Quote the records exactly, starting at the first line and stopping after the line with "fig = plt.figure(figsize=(W"; skip the pictures.
━━━
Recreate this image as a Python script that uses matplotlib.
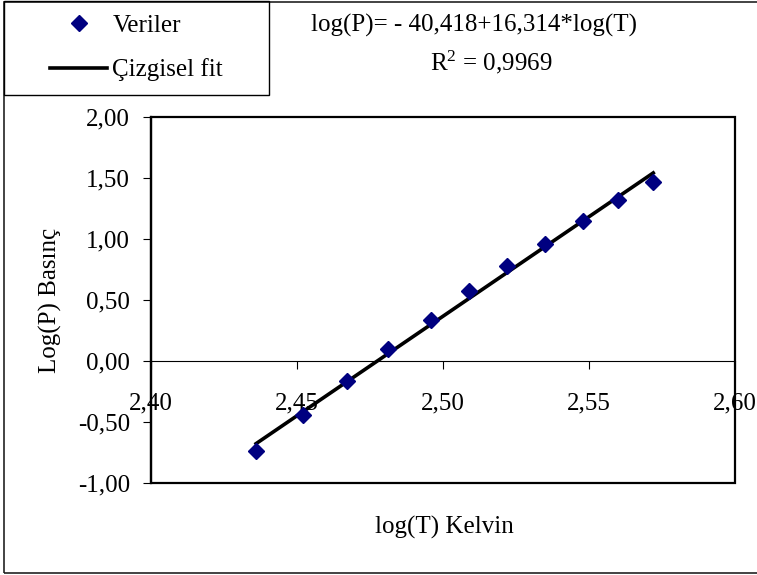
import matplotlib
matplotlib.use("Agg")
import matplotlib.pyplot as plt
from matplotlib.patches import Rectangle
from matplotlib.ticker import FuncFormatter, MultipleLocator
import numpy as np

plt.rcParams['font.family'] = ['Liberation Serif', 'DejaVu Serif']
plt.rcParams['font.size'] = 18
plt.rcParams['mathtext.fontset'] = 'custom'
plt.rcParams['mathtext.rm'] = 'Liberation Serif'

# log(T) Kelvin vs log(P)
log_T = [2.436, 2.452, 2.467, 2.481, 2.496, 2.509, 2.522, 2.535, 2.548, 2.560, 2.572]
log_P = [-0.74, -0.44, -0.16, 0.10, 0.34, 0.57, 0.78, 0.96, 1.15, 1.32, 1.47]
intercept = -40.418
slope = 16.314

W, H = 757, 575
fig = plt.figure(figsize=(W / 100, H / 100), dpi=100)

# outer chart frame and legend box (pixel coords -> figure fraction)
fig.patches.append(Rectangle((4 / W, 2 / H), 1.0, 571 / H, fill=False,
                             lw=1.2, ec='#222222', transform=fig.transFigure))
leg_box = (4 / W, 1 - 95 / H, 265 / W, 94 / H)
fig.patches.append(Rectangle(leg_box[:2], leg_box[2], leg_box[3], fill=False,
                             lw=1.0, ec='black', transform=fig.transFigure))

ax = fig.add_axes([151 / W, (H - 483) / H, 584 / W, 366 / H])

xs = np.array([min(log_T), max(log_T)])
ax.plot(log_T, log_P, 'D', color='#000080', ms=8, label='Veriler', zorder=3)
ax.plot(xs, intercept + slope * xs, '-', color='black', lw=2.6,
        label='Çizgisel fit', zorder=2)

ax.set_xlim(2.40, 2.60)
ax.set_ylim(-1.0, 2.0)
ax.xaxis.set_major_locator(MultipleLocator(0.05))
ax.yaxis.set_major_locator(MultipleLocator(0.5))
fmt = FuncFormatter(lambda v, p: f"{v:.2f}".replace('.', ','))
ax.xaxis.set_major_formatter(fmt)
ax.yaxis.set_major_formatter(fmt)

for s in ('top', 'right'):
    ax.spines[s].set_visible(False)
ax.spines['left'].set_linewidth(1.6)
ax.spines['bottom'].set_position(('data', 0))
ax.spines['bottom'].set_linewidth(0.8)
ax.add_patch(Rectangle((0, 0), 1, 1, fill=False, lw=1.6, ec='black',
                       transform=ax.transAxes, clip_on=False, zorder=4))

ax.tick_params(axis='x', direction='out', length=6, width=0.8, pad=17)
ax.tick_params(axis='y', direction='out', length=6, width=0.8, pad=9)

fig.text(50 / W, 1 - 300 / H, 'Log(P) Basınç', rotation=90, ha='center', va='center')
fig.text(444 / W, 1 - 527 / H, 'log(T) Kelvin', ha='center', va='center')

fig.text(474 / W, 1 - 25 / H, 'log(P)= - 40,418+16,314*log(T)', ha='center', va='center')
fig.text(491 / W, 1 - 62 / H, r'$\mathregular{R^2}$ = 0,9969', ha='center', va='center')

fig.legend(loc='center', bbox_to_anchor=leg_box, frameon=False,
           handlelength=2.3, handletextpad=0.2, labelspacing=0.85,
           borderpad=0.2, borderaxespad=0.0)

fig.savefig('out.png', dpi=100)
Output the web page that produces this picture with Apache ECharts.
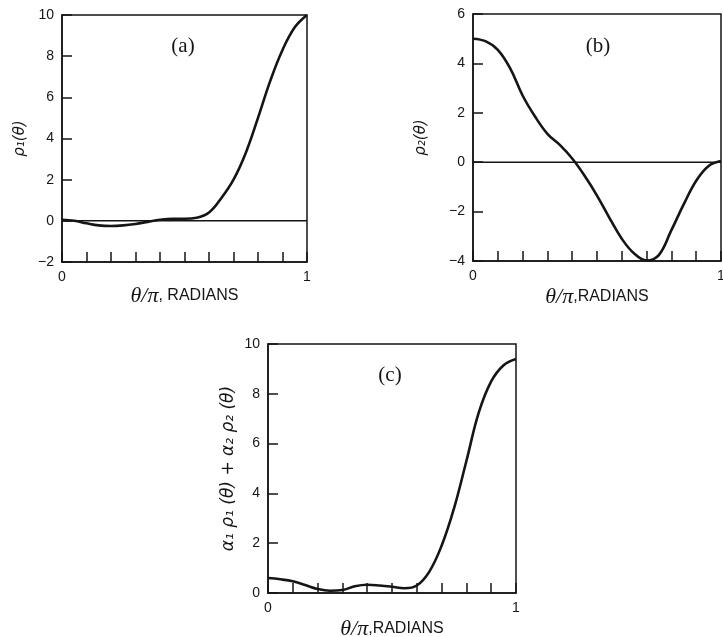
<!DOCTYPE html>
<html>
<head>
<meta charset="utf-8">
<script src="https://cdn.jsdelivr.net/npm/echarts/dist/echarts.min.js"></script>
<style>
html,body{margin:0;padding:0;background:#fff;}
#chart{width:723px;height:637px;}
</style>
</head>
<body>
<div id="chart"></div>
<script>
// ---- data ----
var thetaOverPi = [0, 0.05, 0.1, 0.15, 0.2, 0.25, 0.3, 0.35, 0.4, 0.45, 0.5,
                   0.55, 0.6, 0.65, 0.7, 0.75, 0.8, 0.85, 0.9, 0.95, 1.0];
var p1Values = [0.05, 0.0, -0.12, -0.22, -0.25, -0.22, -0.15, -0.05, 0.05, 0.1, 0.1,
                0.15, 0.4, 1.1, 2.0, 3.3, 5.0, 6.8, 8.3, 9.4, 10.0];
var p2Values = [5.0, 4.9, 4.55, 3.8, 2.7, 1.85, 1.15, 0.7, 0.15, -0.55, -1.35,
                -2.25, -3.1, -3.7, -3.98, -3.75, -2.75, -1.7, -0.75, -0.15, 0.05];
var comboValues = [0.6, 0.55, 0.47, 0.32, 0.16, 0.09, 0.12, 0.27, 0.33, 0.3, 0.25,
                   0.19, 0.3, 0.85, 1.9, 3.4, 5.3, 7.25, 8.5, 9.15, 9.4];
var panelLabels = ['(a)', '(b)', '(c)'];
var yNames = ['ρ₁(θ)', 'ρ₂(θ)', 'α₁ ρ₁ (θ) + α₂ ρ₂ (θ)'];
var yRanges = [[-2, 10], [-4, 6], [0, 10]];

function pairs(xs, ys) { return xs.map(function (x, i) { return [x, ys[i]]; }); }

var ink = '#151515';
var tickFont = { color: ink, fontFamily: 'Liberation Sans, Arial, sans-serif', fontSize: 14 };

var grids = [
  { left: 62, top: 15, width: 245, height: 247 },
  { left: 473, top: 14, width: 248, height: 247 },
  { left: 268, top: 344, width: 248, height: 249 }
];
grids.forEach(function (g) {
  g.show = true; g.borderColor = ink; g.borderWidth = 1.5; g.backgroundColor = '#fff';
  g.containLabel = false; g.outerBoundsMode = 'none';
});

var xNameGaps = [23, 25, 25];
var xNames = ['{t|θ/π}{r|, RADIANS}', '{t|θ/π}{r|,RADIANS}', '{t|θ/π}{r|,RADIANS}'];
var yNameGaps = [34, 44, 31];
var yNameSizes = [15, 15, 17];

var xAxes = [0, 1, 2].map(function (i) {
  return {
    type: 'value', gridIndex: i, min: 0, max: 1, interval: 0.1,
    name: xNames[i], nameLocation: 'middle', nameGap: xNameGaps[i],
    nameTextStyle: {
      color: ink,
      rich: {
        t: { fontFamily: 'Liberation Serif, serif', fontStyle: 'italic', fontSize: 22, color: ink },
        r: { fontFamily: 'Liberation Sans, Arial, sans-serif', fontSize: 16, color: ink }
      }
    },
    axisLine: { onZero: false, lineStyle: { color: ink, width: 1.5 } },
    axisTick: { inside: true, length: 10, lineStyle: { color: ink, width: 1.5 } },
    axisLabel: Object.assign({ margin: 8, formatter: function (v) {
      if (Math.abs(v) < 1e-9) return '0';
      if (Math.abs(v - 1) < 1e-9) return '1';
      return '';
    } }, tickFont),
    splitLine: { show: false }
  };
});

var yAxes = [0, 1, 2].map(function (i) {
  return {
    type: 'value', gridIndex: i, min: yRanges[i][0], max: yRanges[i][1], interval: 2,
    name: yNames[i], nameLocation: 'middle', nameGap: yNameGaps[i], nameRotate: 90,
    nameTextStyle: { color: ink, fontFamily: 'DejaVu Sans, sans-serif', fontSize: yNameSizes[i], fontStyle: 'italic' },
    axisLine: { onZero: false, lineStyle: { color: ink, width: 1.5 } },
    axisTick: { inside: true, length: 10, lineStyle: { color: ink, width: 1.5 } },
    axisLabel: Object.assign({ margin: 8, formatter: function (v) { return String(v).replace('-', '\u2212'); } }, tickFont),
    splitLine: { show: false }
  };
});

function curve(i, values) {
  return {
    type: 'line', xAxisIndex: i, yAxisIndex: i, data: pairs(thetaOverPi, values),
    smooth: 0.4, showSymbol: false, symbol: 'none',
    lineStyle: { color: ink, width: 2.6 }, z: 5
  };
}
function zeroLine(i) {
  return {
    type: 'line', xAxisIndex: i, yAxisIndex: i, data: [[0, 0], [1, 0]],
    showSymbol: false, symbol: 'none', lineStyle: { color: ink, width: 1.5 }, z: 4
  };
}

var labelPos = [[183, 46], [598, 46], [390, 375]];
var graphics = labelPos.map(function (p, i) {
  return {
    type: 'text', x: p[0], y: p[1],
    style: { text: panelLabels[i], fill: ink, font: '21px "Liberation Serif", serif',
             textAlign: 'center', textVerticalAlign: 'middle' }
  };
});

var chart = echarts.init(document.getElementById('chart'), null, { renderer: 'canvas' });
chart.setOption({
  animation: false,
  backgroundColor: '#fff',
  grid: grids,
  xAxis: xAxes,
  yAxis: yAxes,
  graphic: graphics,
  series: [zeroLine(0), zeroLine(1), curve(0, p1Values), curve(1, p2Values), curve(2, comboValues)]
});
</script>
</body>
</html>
━━━
▶ _Task result_
Recreate this image as a Python script that uses matplotlib.
import matplotlib
matplotlib.use("Agg")
import matplotlib.pyplot as plt
from matplotlib.patches import Rectangle
from matplotlib.ticker import FuncFormatter, MultipleLocator
import numpy as np

plt.rcParams['font.family'] = ['Liberation Serif', 'DejaVu Serif']
plt.rcParams['font.size'] = 18
plt.rcParams['mathtext.fontset'] = 'custom'
plt.rcParams['mathtext.rm'] = 'Liberation Serif'

# log(T) Kelvin vs log(P)
log_T = [2.436, 2.452, 2.467, 2.481, 2.496, 2.509, 2.522, 2.535, 2.548, 2.560, 2.572]
log_P = [-0.74, -0.44, -0.16, 0.10, 0.34, 0.57, 0.78, 0.96, 1.15, 1.32, 1.47]
intercept = -40.418
slope = 16.314

W, H = 757, 575
fig = plt.figure(figsize=(W / 100, H / 100), dpi=100)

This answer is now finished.